HANNOVER. (hpd/gbs-h) „… weil man uns das Tanzen klaut!“ Mit diesem spontan erdachten Motto haben sich am Karfreitag in Hannover um 18.00 ca. 150 Menschen unter dem Schillerdenkmal versammelt und eine fast zweistündige Demonstration abgehalten.
Und tatsächlich wurde alles von den begleitenden Ordnungshütern penibel überwacht, ob nicht doch Personen mit Kopfhöhern eindeutige Tanzbewegungen durchführten. Sofort wurde eingeschritten, auf das bestehende niedersächsische Feiertagsgesetz verwiesen und mit der sofortigen Auflösung der Demonstration gedroht!
Bei der Kundgebung unter jenem Dichter, der ja zu seiner Zeit freiheitsbegeisterte Jugendliche zu „Räuberbanden“ inspiriert hatte, Friedrich Schiller, waren Vertreter der Piraten, der grünen Jugend, der Jusos, der Jungen Liberalen, der SPD-Laizisten, dem IBKA und der Giordano-Bruno-Stiftung.
Gemeinsamer Tenor war: „Freiheit von religiöser Bevormundung“, „Trennung von Staat und Religion“, „Unzeitgemäßer Eingriff in die Freiheitsrechte eines jeden einzelnen“, „Gesetzesänderung durch die Landesregierung“, „Wir denken nicht, dass eine Regelung in dieser restriktiven Form noch zeitgemäß ist.”, „Eine Gesetzesänderung sollte nicht nur im engen Dialog mit den Kirchen stattfinden - sondern mit den Bürgern“, „Ein säkularer Staat erfordert die strikte Trennung von religiösen und staatlichen Belangen“.

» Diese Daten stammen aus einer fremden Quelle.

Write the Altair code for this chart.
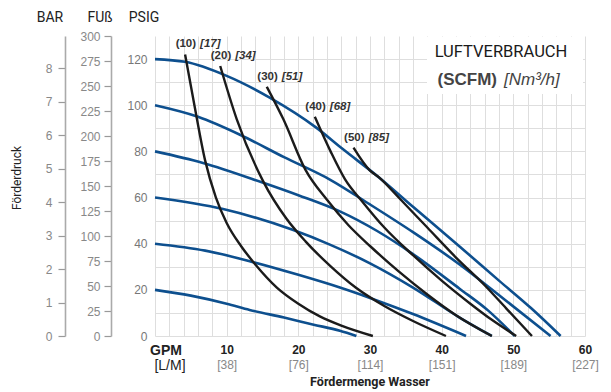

Acht Gegendemonstranten der Partei „ Die Hannoveraner“ wollten die christlichen Werte verteidigen und waren besorgt, dass am Todestag ihres Herrn Jesus Christus jemand es wagen würde rhythmische Bewegungen durchzuführen. Auch unser Hinweis, dass dies normalerweise ja in geschlossenen Räumen vor sich geht und für sie ja gar nicht störend „ansichtig wäre“, war für sie kein ausreichendes Argument, denn die Tanzwütigen könnten ja bitteschön an 360 Tagen und am Karfreitag in ihren Wohnungen ihrem körperlichem musikalischem Bewegungsdrang nachgehen. Als sie feststellten, dass die Polizei streng darüber wachte, zogen sie ab, leider ohne zu erklären, warum denn diese Werte gefährdet oder religiöse Gefühle verletzt werden, wenn Menschen in geschlossenen Räumen tanzen.
Der Demonstrationszug führte durch die Innenstadt zur Oper. Dort wartete eine besondere Überraschung auf die Demonstranten: Das Opernhaus hatte offensichtlich keine Schwierigkeiten mit dem Feiertagsgesetz oder es war als leise Provokation gedacht? Jedenfalls fanden hier ungestört die Oster-Tanz-Tage statt, auch am Karfreitag. Außerdem spielten vier Musiker vor der Oper klassische Musik. Offensichtlich auch kein Problem für einen „stillen Feiertag“. Als zu diesen Klängen einige Demonstranten begannen sich zu bewegen, waren die Ordnungshüter zur Stelle. Auch im angrenzenden Park wurden die Jugendlichen ausgebremst.
Die Abschlusskundgebung fand an der Marktkirche statt, der ehemaligen Hauptwirkungsstätte von Frau Käßmann, allerdings mit genügend zeitlichem Abstand, um den Gläubigen die Ansicht dieses respektlosen Haufens nicht zuzumuten, die nach dem Gottesdienst das Gebäude verließen.
Zeitgleich fand ohne Einschränkungen am Rande von Hannover der „Car-Freitag“ statt. Dort trafen sich 5.000 Menschen mit 1.700 Autos, die sorgfältig poliert, getunt und aufgemotzt waren, und das ging sicher auch nicht „still“ vor sich. Man könnte diesen Event natürlich auch unter religiösen kultartigen Handlungen verbuchen.
Das Ganze ist an Skurrilität kaum zu überbieten, es ist kaum zu verstehen, warum nun ausgerechnet körperbetonte Bewegungen in geschlossenen Räumlichkeiten religiöse Gefühle verletzen oder Werte mindern sollten? Oder Schach spielen? Religionsfreiheit bedeutet: Respekt vor individuell gelebter Religiosität der einzelnen Menschen aber eben auch die Freiheit von religiöser Bevormundung.